What remains most vivid for me from Caracas is the magnitude of problems facing Venezuela today and the relative inability of any single person to do anything to change this situation. Chávez is now more powerful than ever, flush with petrodollars and intent on gradually imposing a Cuban-style regime on the country, one which will last for as long as he lives. It’s not coincidental that he has recently been employing the derivative and reactionary Cuban slogan “Patria, Socialismo o Muerte” [Homeland, Socialism or Death] at every opportunity. All military personnel are now required to chant this slogan whenever they address their superiors, and many government ministers sign their letters and finish their public statements with this absurd phrase.
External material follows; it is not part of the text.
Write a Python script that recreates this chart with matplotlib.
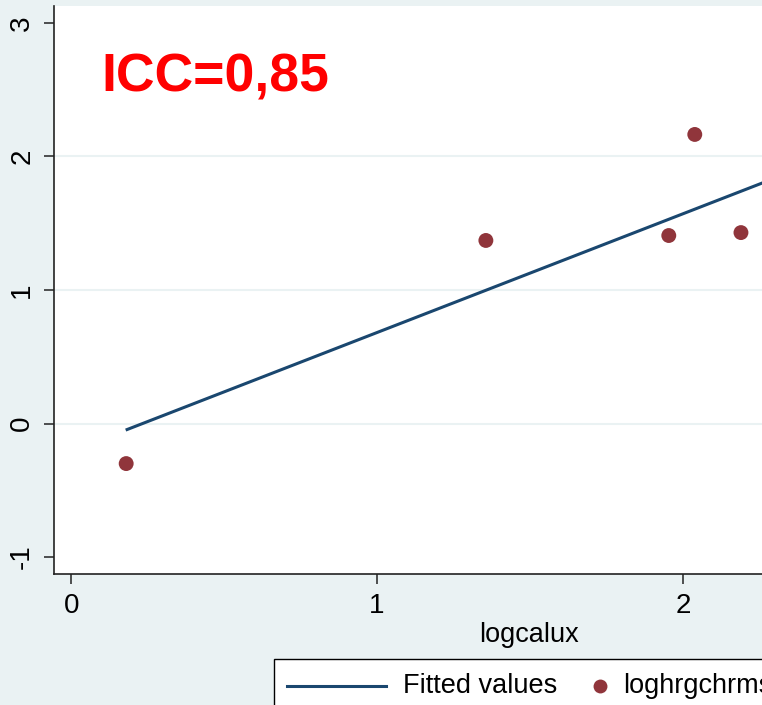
import matplotlib.pyplot as plt
from matplotlib.lines import Line2D
from matplotlib.patches import Rectangle

plt.rcParams['font.family'] = ['Liberation Sans', 'DejaVu Sans']

# data
logcalux = [0.18, 1.356, 1.954, 2.039, 2.19]
loghrgchrms = [-0.30, 1.371, 1.408, 2.165, 1.43]
fit_x = [0.183, 2.60]
fit_y = [-0.045, 2.104]
yticks = [-1, 0, 1, 2, 3]
xticks = [0, 1, 2]

bg = '#EAF2F3'
navy = '#1A476F'
maroon = '#90353B'

fig = plt.figure(figsize=(7.62, 7.05), dpi=100, facecolor=bg)
# axes run past the right edge (the original picture is cropped)
ax = fig.add_axes([54 / 762, 1 - 574 / 705, 950 / 762, 568 / 705])
ax.set_facecolor('white')

for y in [0, 1, 2]:
    ax.axhline(y, color=bg, lw=1.5, zorder=0)

ax.plot(fit_x, fit_y, color=navy, lw=2.2, zorder=2)
ax.scatter(logcalux, loghrgchrms, s=115, color=maroon, edgecolors='none', zorder=3)

ax.set_xlim(-0.056, 3.05)
ax.set_ylim(-1.127, 3.127)
ax.set_xticks(xticks)
ax.set_yticks(yticks)
ax.set_yticklabels([str(t) for t in yticks], rotation=90, va='center')
ax.tick_params(axis='both', labelsize=20, length=7.5, width=1.1, color='#222222')
ax.tick_params(axis='y', pad=6)
ax.tick_params(axis='x', pad=6)
ax.set_xlabel('logcalux', fontsize=19.5, labelpad=2)

for s in ['top', 'right']:
    ax.spines[s].set_visible(False)
for s in ['left', 'bottom']:
    ax.spines[s].set_linewidth(1.2)
    ax.spines[s].set_color('#222222')

ax.text((101 - 54) / 950, 1 - 72 / 568, 'ICC=0,85', transform=ax.transAxes,
        color='red', fontsize=38.5, fontweight='bold', va='center', ha='left')

# legend box, cropped at the figure edge
fig.patches.append(Rectangle((274 / 762, -0.1), 0.8, 0.1 + (705 - 659) / 705,
                             transform=fig.transFigure, facecolor='white',
                             edgecolor='black', lw=1.0))
ly = 1 - 686 / 705
fig.lines.append(Line2D([287 / 762, 386 / 762], [ly, ly], transform=fig.transFigure,
                        color=navy, lw=2.2))
fig.text(403 / 762, ly, 'Fitted values', fontsize=19.5, va='center', ha='left')
fig.lines.append(Line2D([600 / 762], [ly], transform=fig.transFigure, marker='o',
                        ms=10, color=maroon, mec='none', ls='none'))
fig.text(623 / 762, ly, 'loghrgchrms', fontsize=19.5, va='center', ha='left')

fig.savefig('out.png', dpi=100, facecolor=bg)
Of course, life continues in Caracas in its daily routines: work, school, weekends, parties, love, family, friends. But I noticed a weariness or hesitancy in many people regarding the subject of the country’s political situation, now more convoluted than ever. After nearly 9 years of Chavismo, political reality is repetitive, predictable and depressing. Even the Chavistas I spoke to seemed to lack any passion for the cause they support. The ministers and government bureaucrats I saw on TV and listened to on the radio sounded listless and angry. Watching the president of the National Assembly, Cilia Flores, as she tried to explain the difference between indefinite election and continuous election as proposed by Chávez for the upcoming revisions of the Constitution was an exercise in Dadaist absurdity. Venezuela is mired in a reactionary government gorged with billions of petrodollars, and no amount of money or marketing can create a revolutionary consciousness.
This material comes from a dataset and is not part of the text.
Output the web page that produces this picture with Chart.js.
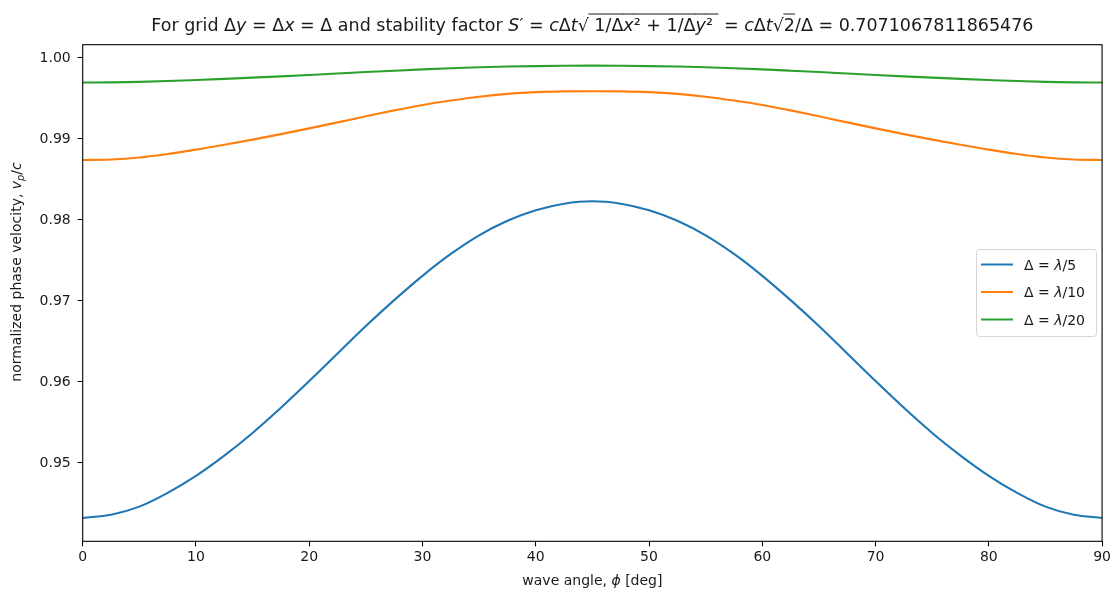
<!DOCTYPE html>
<html>
<head>
<meta charset="utf-8">
<script src="https://cdn.jsdelivr.net/npm/chart.js@4/dist/chart.umd.min.js"></script>
<style>
  html, body { margin: 0; padding: 0; background: #fff; }
  canvas { display: block; }
</style>
</head>
<body>
<canvas id="chart" width="1114" height="592"></canvas>
<script>
// wave angle phi in degrees
const angles = [0, 2.5, 5, 7.5, 10, 12.5, 15, 17.5, 20, 22.5, 25, 27.5, 30, 32.5, 35, 37.5, 40, 42.5, 45,
                47.5, 50, 52.5, 55, 57.5, 60, 62.5, 65, 67.5, 70, 72.5, 75, 77.5, 80, 82.5, 85, 87.5, 90];
// normalized phase velocity vp/c
const lambda5 = [0.9432, 0.9436, 0.9446, 0.9463, 0.9484, 0.9509, 0.9537, 0.9568, 0.9601, 0.9635,
                 0.9669, 0.9701, 0.9731, 0.9758, 0.9781, 0.9799, 0.9812, 0.9820, 0.9823,
                 0.9820, 0.9812, 0.9799, 0.9781, 0.9758, 0.9731, 0.9701, 0.9669, 0.9635,
                 0.9601, 0.9568, 0.9537, 0.9509, 0.9484, 0.9463, 0.9446, 0.9436, 0.9432];
const lambda10 = [0.98740, 0.98746, 0.98772, 0.98815, 0.98868, 0.98928, 0.98992, 0.99060, 0.99131, 0.99205,
                  0.99280, 0.99353, 0.99420, 0.99475, 0.99522, 0.99557, 0.99578, 0.99588, 0.99590,
                  0.99588, 0.99578, 0.99557, 0.99522, 0.99475, 0.99420, 0.99353, 0.99280, 0.99205,
                  0.99131, 0.99060, 0.98992, 0.98928, 0.98868, 0.98815, 0.98772, 0.98746, 0.98740];
const lambda20 = [0.99697, 0.99699, 0.99705, 0.99715, 0.99728, 0.99742, 0.99757, 0.99773, 0.99790, 0.99808,
                  0.99826, 0.99843, 0.99859, 0.99873, 0.99885, 0.99894, 0.99900, 0.99904, 0.99906,
                  0.99904, 0.99900, 0.99894, 0.99885, 0.99873, 0.99859, 0.99843, 0.99826, 0.99808,
                  0.99790, 0.99773, 0.99757, 0.99742, 0.99728, 0.99715, 0.99705, 0.99699, 0.99697];
const seriesNames = ["λ/5", "λ/10", "λ/20"];
const seriesColors = ["#1f77b4", "#ff7f0e", "#2ca02c"];
const xTicks = [0, 10, 20, 30, 40, 50, 60, 70, 80, 90];
const yTicks = [0.95, 0.96, 0.97, 0.98, 0.99, 1.00];

const FONT = "'DejaVu Sans', sans-serif";
const TXT = "#1a1a1a";

// draw a run of [text, style, overline] pieces; style: n normal, i italic, sub subscript
function setFont(ctx, style, size) {
    const sub = style === "sub";
    ctx.font = (style === "i" || sub ? "italic " : "") + (sub ? size * 0.7 : size) + "px " + FONT;
}
function richWidth(ctx, segs, size) {
    let w = 0;
    segs.forEach(s => {
        setFont(ctx, s[1], size);
        w += ctx.measureText(s[0]).width;
    });
    return w;
}
function drawRich(ctx, segs, x, y, size) {
    ctx.textBaseline = "alphabetic";
    ctx.textAlign = "left";
    segs.forEach(s => {
        setFont(ctx, s[1], size);
        const w = ctx.measureText(s[0]).width;
        ctx.fillText(s[0], x, s[1] === "sub" ? y + size * 0.2 : y);
        if (s[2]) {
            ctx.save();
            ctx.strokeStyle = ctx.fillStyle;
            ctx.lineWidth = 1;
            ctx.beginPath();
            ctx.moveTo(x - 0.5, y - size * 0.97);
            ctx.lineTo(x + w, y - size * 0.97);
            ctx.stroke();
            ctx.restore();
        }
        x += w;
    });
}

const titleSegs = [
    ["For grid Δ", "n"], ["y", "i"], [" = Δ", "n"], ["x", "i"], [" = Δ and stability factor ", "n"],
    ["S", "i"], ["′ = ", "n"], ["c", "i"], ["Δ", "n"], ["t", "i"], ["√", "n"],
    [" 1/Δ", "n", 1], ["x", "i", 1], ["² + 1/Δ", "n", 1], ["y", "i", 1], ["² ", "n", 1],
    [" = ", "n"], ["c", "i"], ["Δ", "n"], ["t", "i"], ["√", "n"], ["2", "n", 1],
    ["/Δ = 0.7071067811865476", "n"]
];
const yTitleSegs = [["normalized phase velocity, ", "n"], ["v", "i"], ["p", "sub"], ["/", "n"], ["c", "i"]];
const xTitleSegs = [["wave angle, ", "n"], ["ϕ", "i"], [" [deg]", "n"]];

const decorations = {
    id: "decorations",
    afterDraw(chart) {
        const ctx = chart.ctx;
        const a = chart.chartArea;
        ctx.save();
        ctx.fillStyle = TXT;

        // frame around the axes
        ctx.strokeStyle = "#000";
        ctx.lineWidth = 1.1;
        ctx.strokeRect(a.left, a.top, a.right - a.left, a.bottom - a.top);

        // title
        let w = richWidth(ctx, titleSegs, 17.5);
        drawRich(ctx, titleSegs, (a.left + a.right) / 2 - w / 2, 31, 17.5);

        // x axis title
        w = richWidth(ctx, xTitleSegs, 14);
        drawRich(ctx, xTitleSegs, (a.left + a.right) / 2 - w / 2, 585, 14);

        // y axis title
        ctx.save();
        ctx.translate(21, 272);
        ctx.rotate(-Math.PI / 2);
        w = richWidth(ctx, yTitleSegs, 14);
        drawRich(ctx, yTitleSegs, -w / 2, 0, 14);
        ctx.restore();

        // legend
        const lx = 976, ly = 249, lw = 120, lh = 87;
        ctx.beginPath();
        ctx.roundRect(lx + 0.5, ly + 0.5, lw, lh, 3);
        ctx.fillStyle = "rgba(255,255,255,0.8)";
        ctx.fill();
        ctx.strokeStyle = "#d6d6d6";
        ctx.lineWidth = 1;
        ctx.stroke();
        chart.data.datasets.forEach((ds, i) => {
            const yy = 264.5 + i * 27.5;
            ctx.strokeStyle = ds.borderColor;
            ctx.lineWidth = 2;
            ctx.beginPath();
            ctx.moveTo(981, yy);
            ctx.lineTo(1013, yy);
            ctx.stroke();
            ctx.fillStyle = TXT;
            const parts = ds.label.split("λ");
            drawRich(ctx, [["Δ = ", "n"], ["λ", "i"], [parts[1], "n"]], 1024, yy + 5, 14);
        });
        ctx.restore();
    }
};

const values = [lambda5, lambda10, lambda20];
const datasets = values.map((vals, i) => ({
    label: "Δ = " + seriesNames[i],
    data: angles.map((a, j) => ({ x: a, y: vals[j] })),
    borderColor: seriesColors[i],
    borderWidth: 2.1,
    pointRadius: 0,
    fill: false,
    cubicInterpolationMode: "monotone"
}));

new Chart(document.getElementById("chart"), {
    type: "line",
    data: { datasets },
    plugins: [decorations],
    options: {
        responsive: false,
        animation: false,
        devicePixelRatio: 1,
        layout: { padding: { top: 44.7, right: 10.7, left: 0, bottom: 0 } },
        plugins: {
            legend: { display: false },
            title: { display: false },
            tooltip: { enabled: false }
        },
        scales: {
            x: {
                type: "linear",
                min: 0,
                max: 90,
                afterBuildTicks: s => { s.ticks = xTicks.map(v => ({ value: v })); },
                afterFit: s => { s.height = 50.7; },
                ticks: { color: TXT, font: { family: FONT, size: 14 }, padding: 3, maxRotation: 0,
                         callback: v => String(v) },
                grid: { drawOnChartArea: false, tickLength: 5, tickColor: "#000", tickWidth: 1.1 },
                border: { display: false }
            },
            y: {
                type: "linear",
                min: 0.94032,
                max: 1.00164,
                afterBuildTicks: s => { s.ticks = yTicks.map(v => ({ value: v })); },
                afterFit: s => { s.width = 82.7; },
                ticks: { color: TXT, font: { family: FONT, size: 14 }, padding: 7,
                         callback: v => v.toFixed(2) },
                grid: { drawOnChartArea: false, tickLength: 5, tickColor: "#000", tickWidth: 1.1 },
                border: { display: false }
            }
        }
    }
});
</script>
</body>
</html>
In a recent “Contradicta,” Nick Piombino wrote the following at his blog:


“In the heart of your wound, find your path.”
(23 July)


It’s obvious to me that since my childhood in the 1970s I’ve experienced Caracas as a wound, long before the country fell into its current situation. So, in many ways, my time in Caracas this past month was actually quite pleasant, as I had no expectations of the city. In fact, I was blessed to spend time with my family and to explore the city and all its remaining magic. In some ways, my bleak perception of Caracas is irrelevant since life continues unabated in its countless neighborhoods and streets, always under the silent green shadow of Monte Ávila; Caracas has always been an entity beyond my control, a place I love regardless of its circumstances. What interests me is that Venezuelan writers are producing valuable and exciting new work that might help us understand our tragedy and emerge from it someday with a sense of direction. I intend to discuss some of these texts here in the near future.